▶ **DIRECTIONS FOR THIS TASK**: Without including any pictures, write out the listing below exactly.

▶ **STORED DATA**:
---------------

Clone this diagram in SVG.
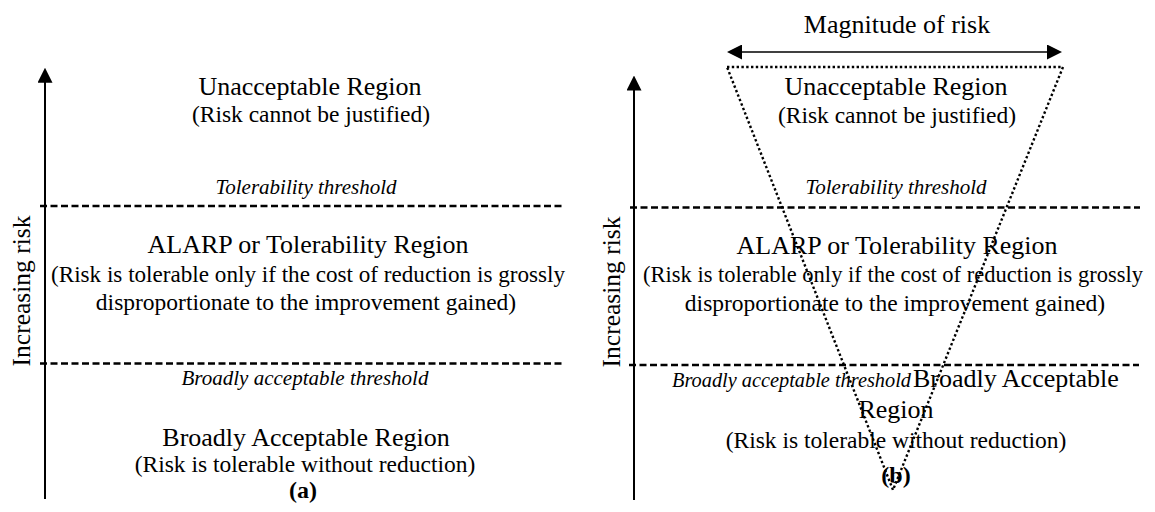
<svg xmlns="http://www.w3.org/2000/svg" width="1155" height="512" viewBox="0 0 1155 512">
<style>
text{font-family:"Liberation Serif","Times New Roman",serif;fill:#000}
.t{font-size:26px;text-anchor:middle}
.s{font-size:23.5px;text-anchor:middle}
.i{font-size:21px;font-style:italic;text-anchor:middle}
.lbl{font-size:24px;font-weight:bold;text-anchor:middle}
.ax{font-size:25.5px;text-anchor:middle}
.axis{stroke:#000;stroke-width:2;fill:none}
.mag{stroke:#000;stroke-width:1.6;fill:none}
.dash{stroke:#000;stroke-width:2.3;stroke-dasharray:7 3.5;fill:none}
.dot{stroke:#000;stroke-width:2.4;stroke-dasharray:2.4 2.4;fill:none}
</style>
<defs>
<marker id="ah" markerUnits="userSpaceOnUse" markerWidth="15" markerHeight="15" refX="10" refY="7.5" orient="auto-start-reverse"><path d="M0,0 L15,7.5 L0,15 z" fill="#000"/></marker>
</defs>
<rect width="1155" height="512" fill="#fff"/>
<g id="connectors">
<line class="axis" x1="45" y1="499" x2="45" y2="72.7" marker-end="url(#ah)"/>
<line class="axis" x1="634" y1="500" x2="634" y2="80.5" marker-end="url(#ah)"/>
<line class="dash" x1="40" y1="206" x2="563" y2="206"/>
<line class="dash" x1="40" y1="363.5" x2="562" y2="363.5"/>
<line class="dash" x1="630" y1="207.5" x2="1140" y2="207.5"/>
<line class="dash" x1="629" y1="365" x2="1139" y2="365"/>
<line class="mag" x1="732" y1="52" x2="1057" y2="52" marker-start="url(#ah)" marker-end="url(#ah)"/>
<polygon class="dot" points="727,67 1063,67 893,490"/>
</g>
<g id="panel-a">
<g id="a-unacceptable"><text class="t" x="310" y="95">Unacceptable Region</text><text class="s" x="311" y="122">(Risk cannot be justified)</text></g>
<g id="a-tolerability-threshold"><text class="i" x="306" y="194">Tolerability threshold</text></g>
<g id="a-alarp"><text class="t" x="308" y="253">ALARP or Tolerability Region</text><text class="s" x="308" y="282" textLength="514" lengthAdjust="spacingAndGlyphs">(Risk is tolerable only if the cost of reduction is grossly</text><text class="s" x="306" y="310">disproportionate to the improvement gained)</text></g>
<g id="a-broad-threshold"><text class="i" x="305" y="385">Broadly acceptable threshold</text></g>
<g id="a-broad"><text class="t" x="306" y="446">Broadly Acceptable Region</text><text class="s" x="305" y="472">(Risk is tolerable without reduction)</text></g>
<g id="a-label"><text class="lbl" x="303" y="498">(a)</text></g>
<g id="a-axis-label"><text class="ax" transform="translate(30,291) rotate(-90)">Increasing risk</text></g>
</g>
<g id="panel-b">
<g id="b-magnitude"><text class="t" x="897" y="33">Magnitude of risk</text></g>
<g id="b-unacceptable"><text class="t" x="896" y="95">Unacceptable Region</text><text class="s" x="897" y="123">(Risk cannot be justified)</text></g>
<g id="b-tolerability-threshold"><text class="i" x="896" y="194">Tolerability threshold</text></g>
<g id="b-alarp"><text class="t" x="897" y="254">ALARP or Tolerability Region</text><text class="s" x="893" y="282" style="font-size:22.5px" textLength="500" lengthAdjust="spacingAndGlyphs">(Risk is tolerable only if the cost of reduction is grossly</text><text class="s" x="895" y="311">disproportionate to the improvement gained)</text></g>
<g id="b-broad-threshold"><text class="i" x="672" y="387" style="text-anchor:start" textLength="239" lengthAdjust="spacingAndGlyphs">Broadly acceptable threshold</text></g>
<g id="b-broad"><text class="t" x="913" y="387" style="text-anchor:start">Broadly Acceptable</text><text class="t" x="896" y="418">Region</text><text class="s" x="896" y="448">(Risk is tolerable without reduction)</text></g>
<g id="b-label"><text class="lbl" x="896" y="483">(b)</text></g>
<g id="b-axis-label"><text class="ax" transform="translate(620,292) rotate(-90)">Increasing risk</text></g>
</g>
</svg>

---------------

▶ **EXERCISE RESPONSE**:
Clone this diagram in SVG.
<svg xmlns="http://www.w3.org/2000/svg" width="1155" height="512" viewBox="0 0 1155 512">
<style>
text{font-family:"Liberation Serif","Times New Roman",serif;fill:#000}
.t{font-size:26px;text-anchor:middle}
.s{font-size:23.5px;text-anchor:middle}
.i{font-size:21px;font-style:italic;text-anchor:middle}
.lbl{font-size:24px;font-weight:bold;text-anchor:middle}
.ax{font-size:25.5px;text-anchor:middle}
.axis{stroke:#000;stroke-width:2;fill:none}
.mag{stroke:#000;stroke-width:1.6;fill:none}
.dash{stroke:#000;stroke-width:2.3;stroke-dasharray:7 3.5;fill:none}
.dot{stroke:#000;stroke-width:2.4;stroke-dasharray:2.4 2.4;fill:none}
</style>
<defs>
<marker id="ah" markerUnits="userSpaceOnUse" markerWidth="15" markerHeight="15" refX="10" refY="7.5" orient="auto-start-reverse"><path d="M0,0 L15,7.5 L0,15 z" fill="#000"/></marker>
</defs>
<rect width="1155" height="512" fill="#fff"/>
<g id="connectors">
<line class="axis" x1="45" y1="499" x2="45" y2="72.7" marker-end="url(#ah)"/>
<line class="axis" x1="634" y1="500" x2="634" y2="80.5" marker-end="url(#ah)"/>
<line class="dash" x1="40" y1="206" x2="563" y2="206"/>
<line class="dash" x1="40" y1="363.5" x2="562" y2="363.5"/>
<line class="dash" x1="630" y1="207.5" x2="1140" y2="207.5"/>
<line class="dash" x1="629" y1="365" x2="1139" y2="365"/>
<line class="mag" x1="732" y1="52" x2="1057" y2="52" marker-start="url(#ah)" marker-end="url(#ah)"/>
<polygon class="dot" points="727,67 1063,67 893,490"/>
</g>
<g id="panel-a">
<g id="a-unacceptable"><text class="t" x="310" y="95">Unacceptable Region</text><text class="s" x="311" y="122">(Risk cannot be justified)</text></g>
<g id="a-tolerability-threshold"><text class="i" x="306" y="194">Tolerability threshold</text></g>
<g id="a-alarp"><text class="t" x="308" y="253">ALARP or Tolerability Region</text><text class="s" x="308" y="282" textLength="514" lengthAdjust="spacingAndGlyphs">(Risk is tolerable only if the cost of reduction is grossly</text><text class="s" x="306" y="310">disproportionate to the improvement gained)</text></g>
<g id="a-broad-threshold"><text class="i" x="305" y="385">Broadly acceptable threshold</text></g>
<g id="a-broad"><text class="t" x="306" y="446">Broadly Acceptable Region</text><text class="s" x="305" y="472">(Risk is tolerable without reduction)</text></g>
<g id="a-label"><text class="lbl" x="303" y="498">(a)</text></g>
<g id="a-axis-label"><text class="ax" transform="translate(30,291) rotate(-90)">Increasing risk</text></g>
</g>
<g id="panel-b">
<g id="b-magnitude"><text class="t" x="897" y="33">Magnitude of risk</text></g>
<g id="b-unacceptable"><text class="t" x="896" y="95">Unacceptable Region</text><text class="s" x="897" y="123">(Risk cannot be justified)</text></g>
<g id="b-tolerability-threshold"><text class="i" x="896" y="194">Tolerability threshold</text></g>
<g id="b-alarp"><text class="t" x="897" y="254">ALARP or Tolerability Region</text><text class="s" x="893" y="282" style="font-size:22.5px" textLength="500" lengthAdjust="spacingAndGlyphs">(Risk is tolerable only if the cost of reduction is grossly</text><text class="s" x="895" y="311">disproportionate to the improvement gained)</text></g>
<g id="b-broad-threshold"><text class="i" x="672" y="387" style="text-anchor:start" textLength="239" lengthAdjust="spacingAndGlyphs">Broadly acceptable threshold</text></g>
<g id="b-broad"><text class="t" x="913" y="387" style="text-anchor:start">Broadly Acceptable</text><text class="t" x="896" y="418">Region</text><text class="s" x="896" y="448">(Risk is tolerable without reduction)</text></g>
<g id="b-label"><text class="lbl" x="896" y="483">(b)</text></g>
<g id="b-axis-label"><text class="ax" transform="translate(620,292) rotate(-90)">Increasing risk</text></g>
</g>
</svg>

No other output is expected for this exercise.